$R^4$: A Racetrack Register File with Runtime Software Reconfiguration
Christian Hakert, Shuo-Han Chen, Kay Heider, Roland Kühn, Yun-Chih Chen, Jens Teubner, Jian-Jia Chen
TL;DR
The paper tackles the high shift overhead of racetrack memories when used as a CPU register file. It introduces $\mathbb{R}^4$, a reconfigurable register file that alternates between horizontal and vertical allocations, guided by a CFG-informed static analysis and offline recommendations, executed with interrupt-based data migration. The authors develop detailed shift, energy, and latency models for both allocation modes and demonstrate that dynamic reconfiguration can achieve up to $\approx 6\times$ energy reductions and substantially improved latency compared to SRAM in realistic workloads. This work shows that runtime reconfiguration makes racetrack-based registers competitive for CPU use, offering a practical path to energy-efficient, high-endurance memory in future systems.
Abstract
Arising disruptive memory technologies continuously make their way into the memory hierarchy at various levels.

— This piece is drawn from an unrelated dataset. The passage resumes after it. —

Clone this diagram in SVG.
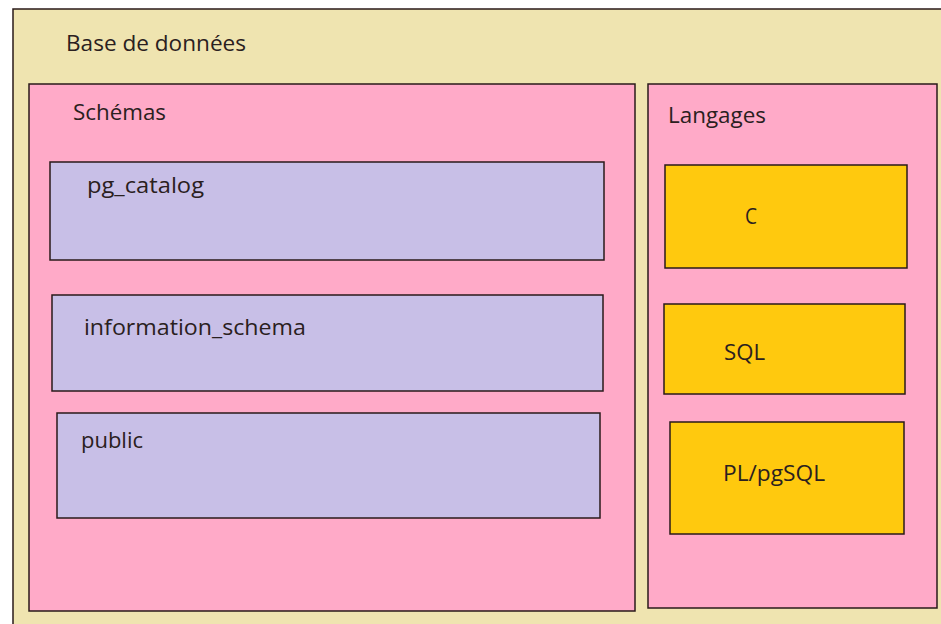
<svg xmlns="http://www.w3.org/2000/svg" width="941" height="624" viewBox="0 0 941 624">
<style>
.box{stroke:#2a1a1a;stroke-width:1.5}
.db{fill:#efe4b0}
.grp{fill:#ffaac8}
.sch{fill:#c8bfe7}
.lang{fill:#ffc90e}
text{font-family:"Open Sans","Liberation Sans",sans-serif;font-size:21px;fill:#2a2020}
</style>
<rect width="941" height="624" fill="#ffffff"/>
<g id="db">
<rect class="box db" x="13" y="9" width="940" height="630"/>
<text x="66" y="51" textLength="180" lengthAdjust="spacingAndGlyphs">Base de données</text>
</g>
<g id="schemas">
<rect class="box grp" x="29" y="84" width="606" height="527"/>
<text x="73" y="120" textLength="93" lengthAdjust="spacingAndGlyphs">Schémas</text>
</g>
<g id="pg_catalog">
<rect class="box sch" x="50" y="162" width="554" height="98"/>
<text x="87" y="193" textLength="117" lengthAdjust="spacingAndGlyphs">pg_catalog</text>
</g>
<g id="information_schema">
<rect class="box sch" x="52" y="295" width="551" height="96"/>
<text x="84" y="335" textLength="222" lengthAdjust="spacingAndGlyphs">information_schema</text>
</g>
<g id="public">
<rect class="box sch" x="57" y="413" width="543" height="105"/>
<text x="81" y="448" textLength="62" lengthAdjust="spacingAndGlyphs">public</text>
</g>
<g id="langages">
<rect class="box grp" x="648" y="84" width="289" height="524"/>
<text x="668" y="123" textLength="98" lengthAdjust="spacingAndGlyphs">Langages</text>
</g>
<g id="c">
<rect class="box lang" x="665" y="165" width="242" height="103"/>
<text x="745" y="224" textLength="12" lengthAdjust="spacingAndGlyphs">C</text>
</g>
<g id="sql">
<rect class="box lang" x="664" y="304" width="241" height="90"/>
<text x="724" y="360" textLength="41" lengthAdjust="spacingAndGlyphs">SQL</text>
</g>
<g id="plpgsql">
<rect class="box lang" x="670" y="422" width="234" height="112"/>
<text x="723" y="481" textLength="102" lengthAdjust="spacingAndGlyphs">PL/pgSQL</text>
</g>
<g id="connectors"></g>
</svg>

Racetrack memory is one promising candidate for future memory due to the overall low energy consumption, access latency and high endurance. However, the access dependent shift property of racetrack memory can make it easily a poor candidate, when the number of shifts is not properly reduced. Therefore, we explore how a register file can be constructed by using non-volatile racetrack memories with a properly reduced number of shifts. Our proposed architecture allows allocating registers in a horizontal or vertical allocation mode, where registers are either scattered across nanotracks or allocated along tracks. In this paper, we propose a dynamic approach, where the allocation can be altered at any access between horizontal and vertical. Control flow graph based static program analysis with simulation-based branch probabilities supplies crucially important recommendations for the dynamic allocation, which are applied at runtime. Experimental evaluation, including a custom gem5 simulation setup, reveals the need for this type of runtime reconfiguration. While the performance in terms of energy consumption, for instance, can be comparably high as SRAM when no runtime reconfiguration is done, the dynamic approach reduces it by up to $\approx 6\times$.